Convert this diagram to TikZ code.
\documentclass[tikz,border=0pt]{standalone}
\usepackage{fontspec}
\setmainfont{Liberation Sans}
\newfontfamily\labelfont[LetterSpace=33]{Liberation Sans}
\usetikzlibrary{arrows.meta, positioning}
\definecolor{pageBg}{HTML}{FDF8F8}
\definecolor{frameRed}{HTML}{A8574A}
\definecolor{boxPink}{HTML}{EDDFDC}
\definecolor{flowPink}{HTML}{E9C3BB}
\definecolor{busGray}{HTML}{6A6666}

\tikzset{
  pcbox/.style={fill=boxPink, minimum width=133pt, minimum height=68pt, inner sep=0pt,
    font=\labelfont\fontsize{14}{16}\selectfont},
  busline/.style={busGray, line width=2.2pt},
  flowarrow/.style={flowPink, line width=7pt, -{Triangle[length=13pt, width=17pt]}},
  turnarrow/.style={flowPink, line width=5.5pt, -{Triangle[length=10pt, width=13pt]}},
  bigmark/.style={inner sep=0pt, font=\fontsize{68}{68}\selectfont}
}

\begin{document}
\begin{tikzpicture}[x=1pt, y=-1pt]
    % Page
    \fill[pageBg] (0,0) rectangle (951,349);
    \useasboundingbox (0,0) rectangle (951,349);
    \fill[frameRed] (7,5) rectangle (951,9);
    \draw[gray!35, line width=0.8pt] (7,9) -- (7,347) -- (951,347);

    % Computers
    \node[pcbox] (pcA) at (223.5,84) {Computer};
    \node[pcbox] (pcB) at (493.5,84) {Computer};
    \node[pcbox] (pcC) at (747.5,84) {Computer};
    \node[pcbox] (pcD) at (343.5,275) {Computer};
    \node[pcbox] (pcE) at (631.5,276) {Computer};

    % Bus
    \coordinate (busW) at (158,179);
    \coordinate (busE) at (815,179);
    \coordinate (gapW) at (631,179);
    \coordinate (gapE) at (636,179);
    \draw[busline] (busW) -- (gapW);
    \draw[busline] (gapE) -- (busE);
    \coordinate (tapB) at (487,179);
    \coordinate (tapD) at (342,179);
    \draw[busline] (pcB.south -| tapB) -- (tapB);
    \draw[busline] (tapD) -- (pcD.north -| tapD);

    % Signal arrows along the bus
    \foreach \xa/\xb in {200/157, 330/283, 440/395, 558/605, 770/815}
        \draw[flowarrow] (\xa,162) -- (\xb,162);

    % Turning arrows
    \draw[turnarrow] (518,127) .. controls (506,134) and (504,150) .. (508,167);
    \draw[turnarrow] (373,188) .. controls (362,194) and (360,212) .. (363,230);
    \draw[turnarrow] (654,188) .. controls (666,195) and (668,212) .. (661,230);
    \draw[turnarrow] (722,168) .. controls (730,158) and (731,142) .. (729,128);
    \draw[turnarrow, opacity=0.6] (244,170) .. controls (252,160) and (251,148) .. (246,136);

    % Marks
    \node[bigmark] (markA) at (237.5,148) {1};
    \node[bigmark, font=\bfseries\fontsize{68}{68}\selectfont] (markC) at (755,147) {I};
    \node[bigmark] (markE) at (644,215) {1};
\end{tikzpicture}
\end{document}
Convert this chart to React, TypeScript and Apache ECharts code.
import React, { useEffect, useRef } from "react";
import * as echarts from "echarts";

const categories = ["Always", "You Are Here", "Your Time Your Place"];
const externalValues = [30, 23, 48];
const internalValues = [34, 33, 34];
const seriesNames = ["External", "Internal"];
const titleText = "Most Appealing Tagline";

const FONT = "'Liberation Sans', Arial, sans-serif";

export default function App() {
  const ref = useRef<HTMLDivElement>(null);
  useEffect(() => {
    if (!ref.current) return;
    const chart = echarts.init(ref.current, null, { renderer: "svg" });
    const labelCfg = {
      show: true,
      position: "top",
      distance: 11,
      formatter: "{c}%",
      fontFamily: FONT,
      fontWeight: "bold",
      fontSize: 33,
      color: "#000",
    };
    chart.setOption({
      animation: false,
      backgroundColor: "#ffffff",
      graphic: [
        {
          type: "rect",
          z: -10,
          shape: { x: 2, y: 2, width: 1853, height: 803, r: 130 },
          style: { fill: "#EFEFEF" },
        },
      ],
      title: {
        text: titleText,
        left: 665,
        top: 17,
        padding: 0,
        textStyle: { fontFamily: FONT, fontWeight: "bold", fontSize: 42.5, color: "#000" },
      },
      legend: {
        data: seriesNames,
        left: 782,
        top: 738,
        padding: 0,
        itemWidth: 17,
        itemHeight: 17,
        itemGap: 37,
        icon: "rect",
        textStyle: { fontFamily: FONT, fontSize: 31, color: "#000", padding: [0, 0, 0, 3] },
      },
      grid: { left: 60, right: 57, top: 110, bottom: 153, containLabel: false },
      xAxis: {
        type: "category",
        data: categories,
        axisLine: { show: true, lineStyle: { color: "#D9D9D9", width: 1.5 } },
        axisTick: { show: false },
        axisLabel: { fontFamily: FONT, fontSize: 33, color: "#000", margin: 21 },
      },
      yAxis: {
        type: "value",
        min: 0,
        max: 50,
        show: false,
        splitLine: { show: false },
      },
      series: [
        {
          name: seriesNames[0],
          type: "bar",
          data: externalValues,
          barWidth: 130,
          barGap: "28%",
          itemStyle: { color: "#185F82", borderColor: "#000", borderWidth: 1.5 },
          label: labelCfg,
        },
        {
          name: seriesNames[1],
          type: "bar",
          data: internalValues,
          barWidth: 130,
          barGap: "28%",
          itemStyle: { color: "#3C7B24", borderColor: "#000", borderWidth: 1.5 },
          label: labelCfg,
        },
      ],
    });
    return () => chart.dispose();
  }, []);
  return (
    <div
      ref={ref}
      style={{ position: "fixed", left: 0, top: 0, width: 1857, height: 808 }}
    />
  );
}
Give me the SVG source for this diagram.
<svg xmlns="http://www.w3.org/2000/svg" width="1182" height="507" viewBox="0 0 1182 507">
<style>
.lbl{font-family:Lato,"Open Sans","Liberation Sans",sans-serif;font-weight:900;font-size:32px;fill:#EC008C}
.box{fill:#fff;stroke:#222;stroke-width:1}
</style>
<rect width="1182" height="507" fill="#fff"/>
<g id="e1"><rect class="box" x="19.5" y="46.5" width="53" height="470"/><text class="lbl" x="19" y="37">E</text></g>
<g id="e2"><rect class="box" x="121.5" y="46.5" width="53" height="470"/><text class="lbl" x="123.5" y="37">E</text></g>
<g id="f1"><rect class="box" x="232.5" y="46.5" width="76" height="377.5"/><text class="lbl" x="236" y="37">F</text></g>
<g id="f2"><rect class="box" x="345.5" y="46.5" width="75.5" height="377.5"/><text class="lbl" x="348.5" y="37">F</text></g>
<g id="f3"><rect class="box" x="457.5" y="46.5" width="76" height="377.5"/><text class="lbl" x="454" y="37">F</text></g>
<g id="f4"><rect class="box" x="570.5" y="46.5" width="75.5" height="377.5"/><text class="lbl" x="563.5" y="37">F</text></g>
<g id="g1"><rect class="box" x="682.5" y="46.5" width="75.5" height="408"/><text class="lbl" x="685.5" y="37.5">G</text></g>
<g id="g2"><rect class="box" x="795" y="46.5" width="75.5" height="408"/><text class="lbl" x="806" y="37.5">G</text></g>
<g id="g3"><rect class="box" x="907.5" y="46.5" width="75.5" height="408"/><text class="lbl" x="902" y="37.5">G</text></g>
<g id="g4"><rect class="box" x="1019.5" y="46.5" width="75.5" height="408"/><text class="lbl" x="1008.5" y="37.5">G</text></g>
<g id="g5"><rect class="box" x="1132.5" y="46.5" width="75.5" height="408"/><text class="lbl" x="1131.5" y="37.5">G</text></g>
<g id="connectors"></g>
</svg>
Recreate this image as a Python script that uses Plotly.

-------------------------

◆ DIRECTION ◆
Exact output of every entry is required.

◆ ANSWER TO THE TASK ◆
Convert this diagram to TikZ code.
\documentclass[tikz,border=0pt]{standalone}
\usepackage{fontspec}
\setmainfont{Liberation Sans}
\newfontfamily\labelfont[LetterSpace=33]{Liberation Sans}
\usetikzlibrary{arrows.meta, positioning}
\definecolor{pageBg}{HTML}{FDF8F8}
\definecolor{frameRed}{HTML}{A8574A}
\definecolor{boxPink}{HTML}{EDDFDC}
\definecolor{flowPink}{HTML}{E9C3BB}
\definecolor{busGray}{HTML}{6A6666}

\tikzset{
  pcbox/.style={fill=boxPink, minimum width=133pt, minimum height=68pt, inner sep=0pt,
    font=\labelfont\fontsize{14}{16}\selectfont},
  busline/.style={busGray, line width=2.2pt},
  flowarrow/.style={flowPink, line width=7pt, -{Triangle[length=13pt, width=17pt]}},
  turnarrow/.style={flowPink, line width=5.5pt, -{Triangle[length=10pt, width=13pt]}},
  bigmark/.style={inner sep=0pt, font=\fontsize{68}{68}\selectfont}
}

\begin{document}
\begin{tikzpicture}[x=1pt, y=-1pt]
    % Page
    \fill[pageBg] (0,0) rectangle (951,349);
    \useasboundingbox (0,0) rectangle (951,349);
    \fill[frameRed] (7,5) rectangle (951,9);
    \draw[gray!35, line width=0.8pt] (7,9) -- (7,347) -- (951,347);

    % Computers
    \node[pcbox] (pcA) at (223.5,84) {Computer};
    \node[pcbox] (pcB) at (493.5,84) {Computer};
    \node[pcbox] (pcC) at (747.5,84) {Computer};
    \node[pcbox] (pcD) at (343.5,275) {Computer};
    \node[pcbox] (pcE) at (631.5,276) {Computer};

    % Bus
    \coordinate (busW) at (158,179);
    \coordinate (busE) at (815,179);
    \coordinate (gapW) at (631,179);
    \coordinate (gapE) at (636,179);
    \draw[busline] (busW) -- (gapW);
    \draw[busline] (gapE) -- (busE);
    \coordinate (tapB) at (487,179);
    \coordinate (tapD) at (342,179);
    \draw[busline] (pcB.south -| tapB) -- (tapB);
    \draw[busline] (tapD) -- (pcD.north -| tapD);

    % Signal arrows along the bus
    \foreach \xa/\xb in {200/157, 330/283, 440/395, 558/605, 770/815}
        \draw[flowarrow] (\xa,162) -- (\xb,162);

    % Turning arrows
    \draw[turnarrow] (518,127) .. controls (506,134) and (504,150) .. (508,167);
    \draw[turnarrow] (373,188) .. controls (362,194) and (360,212) .. (363,230);
    \draw[turnarrow] (654,188) .. controls (666,195) and (668,212) .. (661,230);
    \draw[turnarrow] (722,168) .. controls (730,158) and (731,142) .. (729,128);
    \draw[turnarrow, opacity=0.6] (244,170) .. controls (252,160) and (251,148) .. (246,136);

    % Marks
    \node[bigmark] (markA) at (237.5,148) {1};
    \node[bigmark, font=\bfseries\fontsize{68}{68}\selectfont] (markC) at (755,147) {I};
    \node[bigmark] (markE) at (644,215) {1};
\end{tikzpicture}
\end{document}
Convert this chart to React, TypeScript and Apache ECharts code.
import React, { useEffect, useRef } from "react";
import * as echarts from "echarts";

const categories = ["Always", "You Are Here", "Your Time Your Place"];
const externalValues = [30, 23, 48];
const internalValues = [34, 33, 34];
const seriesNames = ["External", "Internal"];
const titleText = "Most Appealing Tagline";

const FONT = "'Liberation Sans', Arial, sans-serif";

export default function App() {
  const ref = useRef<HTMLDivElement>(null);
  useEffect(() => {
    if (!ref.current) return;
    const chart = echarts.init(ref.current, null, { renderer: "svg" });
    const labelCfg = {
      show: true,
      position: "top",
      distance: 11,
      formatter: "{c}%",
      fontFamily: FONT,
      fontWeight: "bold",
      fontSize: 33,
      color: "#000",
    };
    chart.setOption({
      animation: false,
      backgroundColor: "#ffffff",
      graphic: [
        {
          type: "rect",
          z: -10,
          shape: { x: 2, y: 2, width: 1853, height: 803, r: 130 },
          style: { fill: "#EFEFEF" },
        },
      ],
      title: {
        text: titleText,
        left: 665,
        top: 17,
        padding: 0,
        textStyle: { fontFamily: FONT, fontWeight: "bold", fontSize: 42.5, color: "#000" },
      },
      legend: {
        data: seriesNames,
        left: 782,
        top: 738,
        padding: 0,
        itemWidth: 17,
        itemHeight: 17,
        itemGap: 37,
        icon: "rect",
        textStyle: { fontFamily: FONT, fontSize: 31, color: "#000", padding: [0, 0, 0, 3] },
      },
      grid: { left: 60, right: 57, top: 110, bottom: 153, containLabel: false },
      xAxis: {
        type: "category",
        data: categories,
        axisLine: { show: true, lineStyle: { color: "#D9D9D9", width: 1.5 } },
        axisTick: { show: false },
        axisLabel: { fontFamily: FONT, fontSize: 33, color: "#000", margin: 21 },
      },
      yAxis: {
        type: "value",
        min: 0,
        max: 50,
        show: false,
        splitLine: { show: false },
      },
      series: [
        {
          name: seriesNames[0],
          type: "bar",
          data: externalValues,
          barWidth: 130,
          barGap: "28%",
          itemStyle: { color: "#185F82", borderColor: "#000", borderWidth: 1.5 },
          label: labelCfg,
        },
        {
          name: seriesNames[1],
          type: "bar",
          data: internalValues,
          barWidth: 130,
          barGap: "28%",
          itemStyle: { color: "#3C7B24", borderColor: "#000", borderWidth: 1.5 },
          label: labelCfg,
        },
      ],
    });
    return () => chart.dispose();
  }, []);
  return (
    <div
      ref={ref}
      style={{ position: "fixed", left: 0, top: 0, width: 1857, height: 808 }}
    />
  );
}
Give me the SVG source for this diagram.
<svg xmlns="http://www.w3.org/2000/svg" width="1182" height="507" viewBox="0 0 1182 507">
<style>
.lbl{font-family:Lato,"Open Sans","Liberation Sans",sans-serif;font-weight:900;font-size:32px;fill:#EC008C}
.box{fill:#fff;stroke:#222;stroke-width:1}
</style>
<rect width="1182" height="507" fill="#fff"/>
<g id="e1"><rect class="box" x="19.5" y="46.5" width="53" height="470"/><text class="lbl" x="19" y="37">E</text></g>
<g id="e2"><rect class="box" x="121.5" y="46.5" width="53" height="470"/><text class="lbl" x="123.5" y="37">E</text></g>
<g id="f1"><rect class="box" x="232.5" y="46.5" width="76" height="377.5"/><text class="lbl" x="236" y="37">F</text></g>
<g id="f2"><rect class="box" x="345.5" y="46.5" width="75.5" height="377.5"/><text class="lbl" x="348.5" y="37">F</text></g>
<g id="f3"><rect class="box" x="457.5" y="46.5" width="76" height="377.5"/><text class="lbl" x="454" y="37">F</text></g>
<g id="f4"><rect class="box" x="570.5" y="46.5" width="75.5" height="377.5"/><text class="lbl" x="563.5" y="37">F</text></g>
<g id="g1"><rect class="box" x="682.5" y="46.5" width="75.5" height="408"/><text class="lbl" x="685.5" y="37.5">G</text></g>
<g id="g2"><rect class="box" x="795" y="46.5" width="75.5" height="408"/><text class="lbl" x="806" y="37.5">G</text></g>
<g id="g3"><rect class="box" x="907.5" y="46.5" width="75.5" height="408"/><text class="lbl" x="902" y="37.5">G</text></g>
<g id="g4"><rect class="box" x="1019.5" y="46.5" width="75.5" height="408"/><text class="lbl" x="1008.5" y="37.5">G</text></g>
<g id="g5"><rect class="box" x="1132.5" y="46.5" width="75.5" height="408"/><text class="lbl" x="1131.5" y="37.5">G</text></g>
<g id="connectors"></g>
</svg>
Recreate this image as a Python script that uses Plotly.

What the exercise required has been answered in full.